Ma un’abrogazione di tutta la normativa sull’ASL avrebbe comportato alti rischi di inammissibilità e significativi problemi di consenso politico. Per cui, abbiamo scelto di focalizzare l’abrogazione solo sull’assurdo obbligo di un monte orario così impegnativo che rende impossibile anche la selezione di quei soggetti che garantiscono una formazione organica con il lavoro in classe. In tal modo non avremmo una drastica riduzione delle ore di lezione e soprattutto l’ASL verrebbe più facilmente ricondotta ad un’attività complementare e non sostitutiva dell’attività curriculare di insegnamento.  
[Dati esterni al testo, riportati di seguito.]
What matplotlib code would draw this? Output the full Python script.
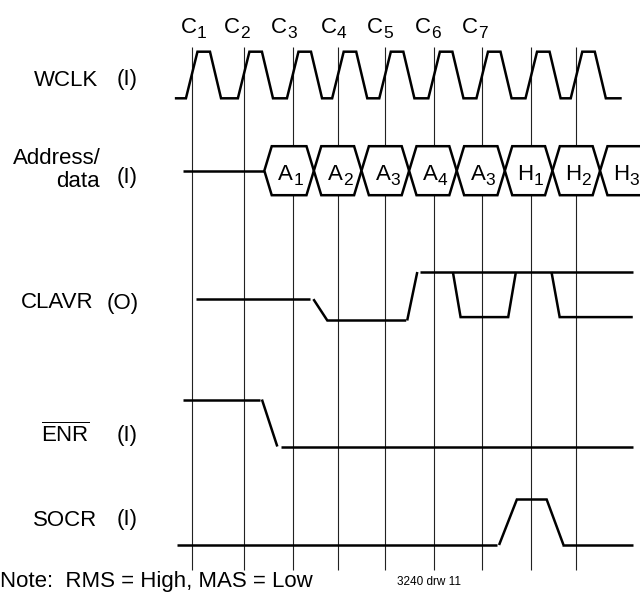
import matplotlib
matplotlib.use("Agg")
import matplotlib.pyplot as plt
from matplotlib.patches import Polygon

plt.rcParams['font.family'] = ['Liberation Sans', 'DejaVu Sans']
plt.rcParams['mathtext.default'] = 'regular'

# time axis in clock cycles, C1 rising edge = 0
edges = [0.0, 1.08, 2.10, 3.04, 4.02, 5.04, 6.04, 7.06, 8.0]
c_names = ['1', '2', '3', '4', '5', '6', '7']
c_label_t = [0.10, 1.00, 1.98, 3.01, 3.98, 4.98, 5.95]

# WCLK shape (cycles)
clk_start, clk_end = -0.35, 8.94
clk_rise, clk_high, clk_fall = 0.24, 0.26, 0.23

# address / data bus
bus_idle = (-0.18, 1.51)
bus_changes = [1.51, 2.54, 3.53, 4.52, 5.51, 6.51, 7.50, 8.49, 9.50]
bus_names = ['A', 'A', 'A', 'A', 'A', 'H', 'H', 'H']
bus_subs = ['1', '2', '3', '4', '3', '1', '2', '3']

# other signals as segments of (time, level); 1 = high, 0 = low
clavr = [
    [(0.09, 0.44), (2.46, 0.44)],
    [(2.53, 0.44), (2.82, 0.0), (4.46, 0.0)],
    [(4.48, 0.0), (4.69, 1.0)],
    [(4.75, 1.0), (9.17, 1.0)],
    [(5.43, 1.0), (5.59, 0.07), (6.58, 0.07), (6.74, 1.0)],
    [(7.48, 1.0), (7.65, 0.07), (9.17, 0.07)],
]
enr = [
    [(-0.18, 1), (1.41, 1)],
    [(1.46, 1), (1.78, 0)],
    [(1.85, 0), (9.17, 0)],
]
socr = [
    [(-0.30, 0), (6.35, 0)],
    [(6.39, 0), (6.76, 1), (7.38, 1), (7.73, 0)],
    [(7.69, 0), (9.17, 0)],
]

W, H = 640, 596
X0, T = 191.7, 48.1  # pixel of C1, pixels per cycle
LW = 1.8

fig = plt.figure(figsize=(W / 100, H / 100), dpi=100)
ax = fig.add_axes([0, 0, 1, 1])
ax.set_xlim(-X0 / T, (W - X0) / T)
ax.set_ylim(H, 0)
ax.axis('off')


def px(dx):
    return dx / T


def draw_segments(segs, base, amp):
    for seg in segs:
        ts = [p[0] for p in seg]
        ys = [base - amp * p[1] for p in seg]
        ax.plot(ts, ys, color='black', lw=LW, solid_capstyle='butt',
                solid_joinstyle='miter', zorder=2)


def sub_text(t, y, main, sub, size=16, subsize=12.5, drop=5):
    ax.text(t, y, main, ha='right', va='baseline', fontsize=size, zorder=5)
    ax.text(t, y + drop, sub, ha='left', va='baseline', fontsize=subsize, zorder=5)


# vertical reference lines
ax.vlines(edges, 47, 570, color='#222222', lw=0.8, zorder=1)

# clock labels
for t, s in zip(c_label_t, c_names):
    sub_text(t, 33.3, 'C', s)

# WCLK
clk_t = [clk_start]
clk_v = [0]
for e in edges:
    a = e - clk_rise / 2
    clk_t += [a, a + clk_rise, a + clk_rise + clk_high, a + clk_rise + clk_high + clk_fall]
    clk_v += [0, 1, 1, 0]
clk_t.append(clk_end)
clk_v.append(0)
draw_segments([list(zip(clk_t, clk_v))], 98.3, 46.6)

# bus
bus_c, bus_h, slope = 170.7, 24.5, px(7.4)
ax.plot(bus_idle, [bus_c, bus_c], color='black', lw=LW, solid_capstyle='butt', zorder=2)
for i in range(len(bus_names)):
    s, e = bus_changes[i], bus_changes[i + 1]
    hexa = Polygon([(s, bus_c), (s + slope, bus_c - bus_h), (e - slope, bus_c - bus_h),
                    (e, bus_c), (e - slope, bus_c + bus_h), (s + slope, bus_c + bus_h)],
                   closed=True, facecolor='white', edgecolor='black', lw=LW,
                   joinstyle='miter', zorder=3)
    ax.add_patch(hexa)
    sub_text(s + 0.6, 180, bus_names[i], bus_subs[i])

draw_segments(clavr, 320.5, 48.5)
draw_segments(enr, 446.5, 47)
draw_segments(socr, 545, 45.5)


# row labels (pixel positions)
def ftext(x, y, s, **kw):
    kw.setdefault('fontsize', 16)
    kw.setdefault('va', 'center')
    fig.text(x / W, 1 - y / H, s, **kw)


ftext(98.3, 80, 'WCLK', ha='right')
ftext(117, 80, '(I)', ha='left')
ftext(101, 158, 'Address/', ha='right')
ftext(100, 182, 'data', ha='right')
ftext(117, 177, '(I)', ha='left')
ftext(93.3, 303, 'CLAVR', ha='right')
ftext(107, 303, '(O)', ha='left')
ftext(90, 435, r'$\overline{\mathregular{ENR}}$', ha='right')
ftext(117, 436, '(I)', ha='left')
ftext(97, 520, 'SOCR', ha='right')
ftext(117, 520, '(I)', ha='left')
ftext(0.5, 586.7, 'Note:  RMS = High, MAS = Low', ha='left', va='baseline')
ftext(396.7, 585, '3240 drw 11', ha='left', va='baseline', fontsize=8.5)

fig.savefig('out.png', dpi=100)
Il quarto quesito riguarda le erogazioni liberali alle singole scuole sia pubbliche che paritarie, per le quali la 107 prevede una consistente incentivazione fiscale con un credito di imposta del 65% nel 2015 e 16 e del 50% nel 2017. Con una sapiente operazione di taglio e cucito resta in vigore il credito d’imposta che è materia fiscale che non può esser oggetto di referendum, ma viene abrogato la destinazione alle singole scuole, per cui la donazione andrebbe al sistema nazionale di istruzione, che poi li assegna alle scuole secondo i criteri generali di ripartizione, ma senza la scelta della scuola da parte del donatore. Quindi, verrebbe meno una modalità privatistica di finanziamento per cui le scuole sarebbero in competizione tra loro per accaparrarsi finanziamenti sul mercato, anche da parte di imprese, con le conseguenze didattiche immaginabili nella logica di mercato del do ut des. Non avremmo, inoltre, scuole di serie A di serie B in base alla provenienza socio economica degli studenti. Ma soprattutto non scatterebbe un vero e proprio favore per le scuole private che potrebbero usare meccanismi elusivi facendo risultare come donazioni una parte delle spese di iscrizione. Infatti, se per es. la spesa effettiva fosse di 5.000 € si potrebbe farne risultare come tale solo 2100, in modo da sfruttare al massimo la detrazione di imposta del 19% di 400 €, e far risultare i 2900 € residui come donazione con un risparmio fiscale di 1885 €. Il risultato sarebbe un risparmio fiscale complessivo di 2.285 €, per cui la famiglia che iscrive il figlio alle paritarie pagherebbe di fatto solo 2715 €: quasi la metà delle effettive spese di iscrizione sarebbe pagata dallo Stato, cioè da tutti i contribuenti!